In realtà ciò che l'Oriente intende trasmetterci è qualcosa di molto più semplice e allo stesso tempo molto più complesso di tutto ciò. E' più semplice per quello che invece l'occidentale crede essere articolato e strutturato secondo i "suoi" schemi mentali, ed è infinitamente più complesso per quel che riguarda le attitudini, il senso delle cose, l'approccio intellettuale, in senso ampio: lo stile. In breve, per quel che concerne la tradizione da cui dette cose hanno origine e che sfuggono alla logica commerciale e perfino sociale degli eventi. L'indù ad esempio, è tale per nascita, per elezione, e non per suo volere o aspirazione sociale o politica. Così l'orientale, sebbene meno colto dell'orientalista, veste più profondamente del secondo lo spirito autentico della tradizione perché la sperimenta e la applica naturalmente, involontariamente e quotidianamente. E mentre l'occidentale separa i saperi e li usa analiticamente nella vita quotidiana, l'orientale considera i saperi come sfaccettature integrate dell'unica realtà tradizionale.



Crediamo dunque e forse non a torto, che l'occidentale abbia sì a guadagnare dal confronto più o meno consapevole con il modello tradizionale orientale ma, pena il fallimento del suo tentativo, sempre che di tradizione si tratti e con la possibilità che quest'ultima sia un elemento di rilancio verso quella che è la propria tradizione d'origine, di cui ogni popolo e ogni civiltà dispone in vari modi e in abbondanza, se la si cerca in spirito e verità. Infatti, il percorso verso una meta che abbia una qualsivoglia finalità spirituale, per quanto lungo e faticoso è, alla distanza, più fruttuoso di un accesso subitaneo a quella che si crede essere una verità farcita di pseudo-concetti e nomi altisonanti che spesso non sono altro che l'ennesimo gioco con cui l'Ego trattiene l'individuo dalla sua reale Emancipazione. La ricerca spirituale è ardua, lunga e rigorosa e richiede rinunce piuttosto che elargire gratificazioni. Solo il riferimento ad una tradizione autentica inverata da una lunga catena di maestri costituisce la prova e la certificazione che il percorso intrapreso è valido.

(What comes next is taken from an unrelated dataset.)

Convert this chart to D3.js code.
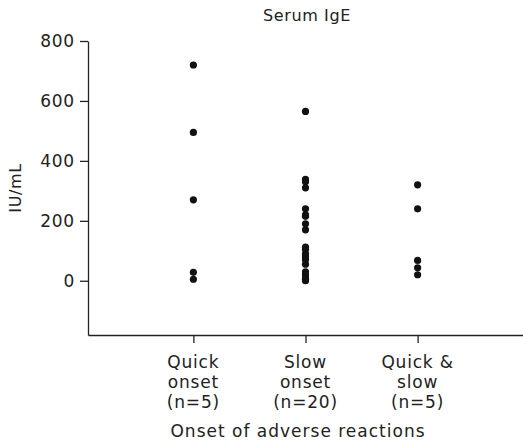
<!DOCTYPE html>
<html><head><meta charset="utf-8">
<script src="https://cdn.jsdelivr.net/npm/d3@7"></script>
<style>body{margin:0;background:#fff}svg{display:block}text{font-family:"DejaVu Sans",sans-serif;fill:#222}</style>
</head><body>
<script>
const categories = ["Quick onset", "Slow onset", "Quick & slow"];
const categoryLines = [["Quick","onset","(n=5)"],["Slow","onset","(n=20)"],["Quick &","slow","(n=5)"]];
const quickOnset = [720, 495, 270, 28, 5];
const slowOnset = [565, 338, 330, 310, 240, 220, 215, 190, 170, 112, 105, 90, 80, 70, 55, 30, 20, 10, 5, 0];
const quickSlow = [320, 240, 68, 43, 20];
const yTicks = [0, 200, 400, 600, 800];
const series = [quickOnset, slowOnset, quickSlow];

const W = 523, H = 441;
const svg = d3.select("body").append("svg").attr("width", W).attr("height", H);
const x = d3.scalePoint().domain(categories).range([88, 523]).padding(0.94);
const y = d3.scaleLinear().domain([-181, 800]).range([335, 41]);

svg.append("text").attr("x", 307).attr("y", 21).attr("text-anchor", "middle")
  .style("font-size", "16px").style("letter-spacing", "0.6px").text("Serum IgE");

const gy = svg.append("g").attr("transform", "translate(88,0)")
  .call(d3.axisLeft(y).tickValues(yTicks).tickSize(8).tickPadding(5).tickSizeOuter(0));
gy.select(".domain").attr("stroke", "#222").attr("stroke-width", 1.3);
gy.selectAll(".tick line").attr("stroke", "#222").attr("stroke-width", 1.3);
gy.selectAll(".tick text").style("font-size", "17px").style("letter-spacing", "0.8px")
  .style("font-family", "DejaVu Sans").attr("fill", "#222");

const gx = svg.append("g").attr("transform", "translate(0,335)")
  .call(d3.axisBottom(x).tickSize(8).tickSizeOuter(0).tickFormat(""));
gx.select(".domain").attr("stroke", "#222").attr("stroke-width", 1.3);
gx.selectAll(".tick line").attr("stroke", "#222").attr("stroke-width", 1.3);

categories.forEach((c, i) => {
  const t = svg.append("text").attr("text-anchor", "middle")
    .style("font-size", "17px").style("letter-spacing", "0.8px");
  categoryLines[i].forEach((ln, j) => {
    t.append("tspan").attr("x", x(c)).attr("y", 368 + j * 20).text(ln);
  });
});

svg.append("text").attr("x", 298).attr("y", 437).attr("text-anchor", "middle")
  .style("font-size", "17px").style("letter-spacing", "1px").text("Onset of adverse reactions");

svg.append("text").attr("transform", "translate(21,188) rotate(-90)")
  .attr("text-anchor", "middle").style("font-size", "16px").style("letter-spacing", "0.6px").text("IU/mL");

series.forEach((vals, i) => {
  svg.append("g").selectAll("circle").data(vals).join("circle")
    .attr("cx", x(categories[i])).attr("cy", d => y(d)).attr("r", 3.6).attr("fill", "#111");
});
</script>
</body></html>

L'uomo occidentale calato nella realtà di oggi è il più lontano dalla spiritualità così come le tradizioni ci hanno insegnato. E tuttavia proprio per questo e quasi per uno straordinario gioco di paradossi, i doni che riceverà, qualora dovesse conoscerne le molte manifestazioni, saranno maggiori di chiunque altro vi si sia cimentato nelle precedenti età e cicli storici. Sarà il compimento sublime di quel cammino perenne che da sempre ha reso l'uomo simile al divino.